Selain melakukan analisa peta, Greenpeace juga melakukan pengecekan di lapangan yang dilakukan pada pekan lalu. Menurut Rusmadya, sejauh mata memandang, bekas hutan dan lahan yang tahun lalu terbakar hebat, kini telah menjelma menjadi perkebunan sawit baru. Setidaknya ini terlihat di perbatasan wilayah Bengkalis dan Rokan Hulu.
“Memang tidak semua yang terbakar tahun lalu telah menjadi kebun. Tapi sebagian besarnya telah jadi kebun baru. Ini bisa dikatakan indikasi bahwa kebakaran hutan dan lahan itu memang bagian dari upaya persiapan lahan baru untuk perkebunan sawit. Kami melihat banyak bibit-bibit sawit yang baru ditanam dan berusia kuran dari satu tahun. Di kebun-kebun itu juga telah berdiri pos-pos sekuriti,” katanya.
Menurutnya, jika memang kebakaran hutan ini adalah bagian dari persiapan lahan, maka ini adalah dugaan jelas bahwa kebakaran itu sengaja dilakukan. Dan harapan masyarakat adalah pemerintah saat ini benar-benar menegakkan hukum tanpa mengumbar janji lagi.
Ia mengakui saat ini memang ada pejabat perusahaan perkebunan yang disidang untuk kasus kebakaran lahan, namun merurut Rusmadya ini belum cukup. Sebab pemerintah banyak menyebut nama-nama perusahaan yang diduga bertanggungjawab atas titik api di dalam konsesinya tahun lalu, namun hingga sekarang baru satu yang diajukan ke pengadilan.

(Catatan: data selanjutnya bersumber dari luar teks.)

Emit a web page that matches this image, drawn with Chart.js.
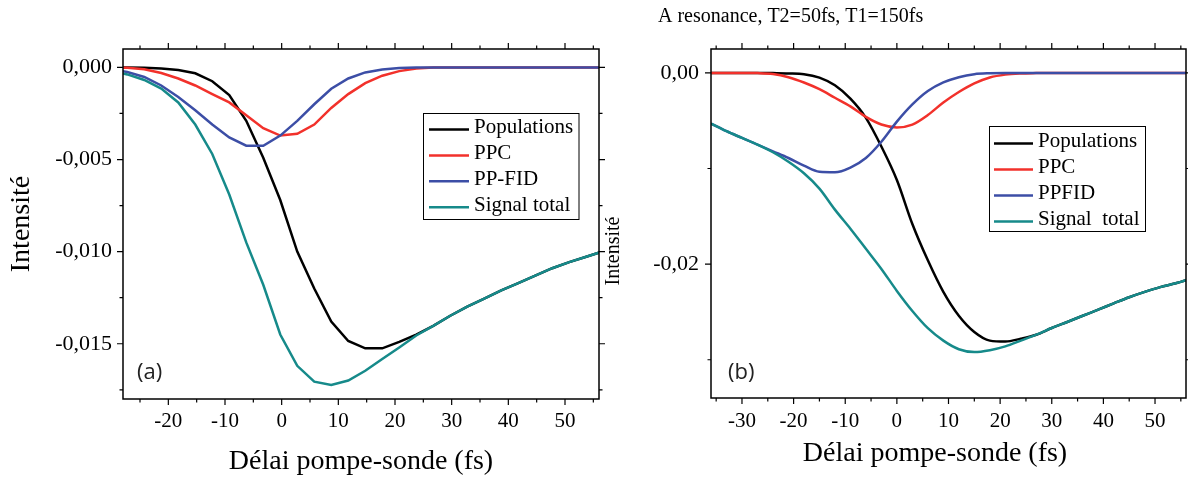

“Padahal regulasi kita jelas mengatur bahwa pemegang hak atau izin bertanggungjawab atas terjadinya kebakaran hutan di areal kerjanya. Pemerintah harusnya bisa gampang menekan jumlah kebakaran lahan di konsesi perusahaan dengan undang-undang yang kita miliki,” tegas Rusmadya.